Bisnis.com, JAKARTA – Pemerintah, melalui Satuan Kerja Khusus Pelaksana Kegiatan Usaha Hulu Migas dan Gas Bumi (SKK Migas) menyoroti adanya ketidakseimbangan antara produksi dan permintaan minyak mentah di Indonesia. Ketidakseimbangan ini menyebabkan pemerintah harus mengimpor hingga 500 ribu barel minyak.
Benny Lubiantara, Deputi Perencanaan SKK Migas mengungkapkan, saat ini produksi minyak mentah di Indonesia hanya mampu mencapai 700.000 ribu barel per hari (bph). Adapun konsumsinya mencapai 1,4 juta bph hingga 1,5 juta bph.
"Ada gap yang besar, yang mana mau tidak mau harus impor," ungkap Benny dalam acara Energy Outlook 2022 yang disiarkan oleh CNBC Indonesia, Kamis (24/02/2022).
Pada 2030, Pemerintah memiliki target produksi minyak sebesar 1 juta bph dan gas 12 miliar kaki kubik per hari (BCFD). Pun, kata Benny, jika target tersebut dapat tercapai ditambah adanya transisi energi, Indonesia masih mengalami defisit minyak 500.000 barel yang harus diimpor.
"Katakanlah nanti 2030 dapat mencapai produksi 1 juta bph dengan asumsi adanya transisi energi, ini konsumsi minyak growth tidak ada, kita masih ada defisit di atas 500.000 barel yang mau tidak mau harus kita impor," paparnya.
Sementara itu untuk gas alam, pada masa transisi energi ini, konsentrasi pemerintah masih berada pada ketersediaan/supply dan permintaan/demand. Pasalnya potensi pasokan gas lebih banyak terdapat di Indonesia bagian Timur, sedangkan permintaan didominasi di Indonesia bagian Barat.
Baca Juga
Indonesia yang merupakan negara kepulauan memiliki tantangan dari sisi infrastruktur.
"Bagaimana manage mismatch adanya lokasi sumber daya dan sumber demand," ucap Benny.
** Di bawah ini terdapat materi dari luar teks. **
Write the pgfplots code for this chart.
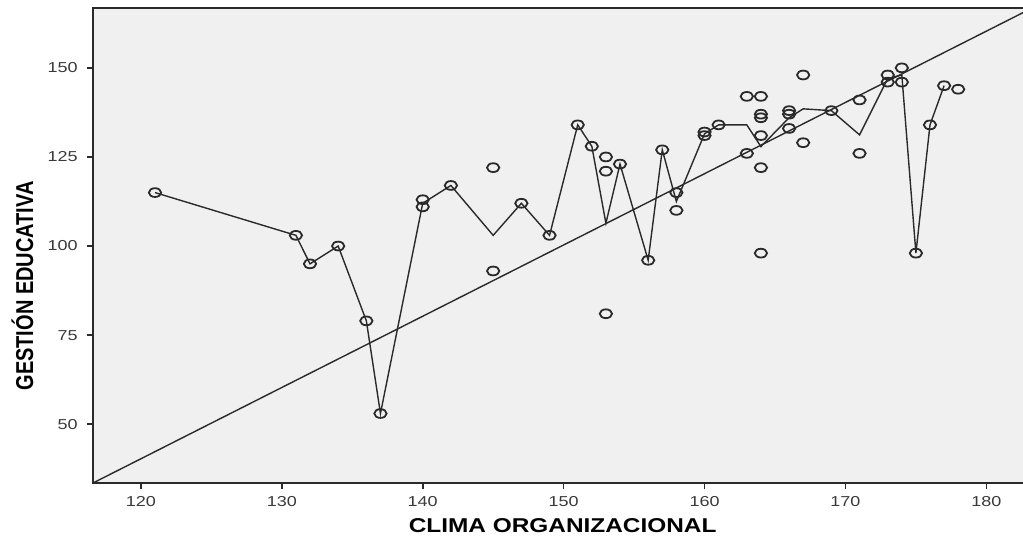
\documentclass[border=0pt]{standalone}
\usepackage{fontspec}
\setmainfont{Liberation Sans}
\usepackage{pgfplots}
\pgfplotsset{compat=1.18}

\definecolor{panel}{HTML}{F0F0F0}
\definecolor{ink}{HTML}{2A2A2A}
\definecolor{ticktext}{HTML}{3A3A3A}

\begin{document}
\begin{tikzpicture}
\begin{axis}[
  name=ax,
  width=465pt, height=237.5pt, scale only axis,
  xmin=116.6, xmax=182.6, ymin=33.5, ymax=166.8,
  xtick={120,130,...,180}, ytick={50,75,...,150},
  axis background/.style={fill=panel},
  axis line style={draw=none},
  tick align=outside, major tick length=3.2pt,
  xtick pos=left, ytick pos=left,
  tick style={ink, line width=0.8pt},
  /pgf/number format/assume math mode=true,
  tick label style={font=\fontsize{7.2}{8.5}\selectfont, text=ticktext, xscale=1.25},
  xlabel={CLIMA ORGANIZACIONAL},
  ylabel={GESTIÓN EDUCATIVA},
  every axis x label/.style={at={(rel axis cs:0.505,-0.0905)}, anchor=center,
    font=\bfseries\fontsize{10}{12}\selectfont, xscale=1.22},
  every axis y label/.style={at={(rel axis cs:-0.0758,0.415)}, anchor=center,
    rotate=90, yscale=1.22, font=\bfseries\fontsize{10}{12}\selectfont},
]
% total (fit) line
\addplot[ink, line width=0.7pt] coordinates {(116.6,33.5) (182.6,165.5)};

% line through the mean of each score
\addplot[ink, line width=0.7pt] coordinates {
  (121,115) (131,103) (132,95) (134,100) (136,79) (137,53) (140,112)
  (142,117) (145,103) (147,112) (149,103) (151,134) (152,128) (153,106.4)
  (154,123) (156,96) (157,127) (158,112.5) (160,131.5) (161,134) (163,134)
  (164,127.9) (166,136) (167,138.5) (169,138) (171,131.2) (173,147)
  (174,148) (175,98) (176,134) (177,145)
};

% individual cases
\addplot[only marks, mark=o, mark size=2.2pt,
  mark options={ink, line width=0.9pt, xscale=1.4}] coordinates {
  (121,115) (131,103) (132,95) (134,100) (136,79) (137,53)
  (140,113) (140,111) (142,117) (145,122) (145,93) (147,112) (149,103)
  (151,134) (152,128) (153,125) (153,121) (153,81) (154,123) (156,96)
  (157,127) (158,115) (158,110) (160,132) (160,131) (161,134)
  (163,142) (163,126) (164,142) (164,137) (164,136) (164,131) (164,122)
  (164,98) (166,138) (166,137) (166,133) (167,148) (167,129) (169,138)
  (171,141) (171,126) (173,148) (173,146) (174,150) (174,146) (175,98)
  (176,134) (177,145) (178,144)
};
\end{axis}
% frame: left, top and bottom edges
\draw[ink, line width=0.9pt] (ax.north east) -- (ax.north west)
  -- (ax.south west) -- (ax.south east);
\pgfresetboundingbox
\path[use as bounding box] ([xshift=-46.5pt,yshift=-26.5pt]ax.south west)
  rectangle ([yshift=4pt]ax.north east);
\end{tikzpicture}
\end{document}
Dengan demikian, dalam menjalani operasional sektor hulu migas di tengah masa transisi energi ramah lingkungan, target-target yang harus dicapai harus dikalkulasikan dengan tepat. Karena investasi di hulu migas diproyeksikan akan menurun.
Investor akan mengalihkan belanja modalnya ke sektor ramah lingkungan. Negara-negara produsen migas seperti Indonesia mau tidak mau juga harus bersaing dengan negara lain yang memiliki insentif fiskal yang lebih menarik.
"Ketika ternyata demand itu ternyata tidak turun, karena implementasi transisi energi ini tidak mulus alias berjalan sesuai yang diprediksikan. Ini harus antisipasi naiknya harga komoditas di era transisi energi ini," jelas Benny.
Ditambah lagi dengan adanya tensi geopolitik yang saat ini tengah melanda Rusia dan Ukraina yang mendorong naiknya harga komoditas termasuk migas.
Benny melanjutkan, menarik investor untuk berinvestasi di hulu migas akan menjadi lebih menantang. Sehingga diharapkan, pemerintah memiliki perbaikan kebijakan yang radikal, mulai dari iklim investasi, insentif yang menarik, dan sebagainya.
"Kita berharap supaya ada perbaikan-perbaikan yang radikal. Khususnya dari daya tarik fiskal hulu migas, supaya investor tertarik datang," pungkasnya.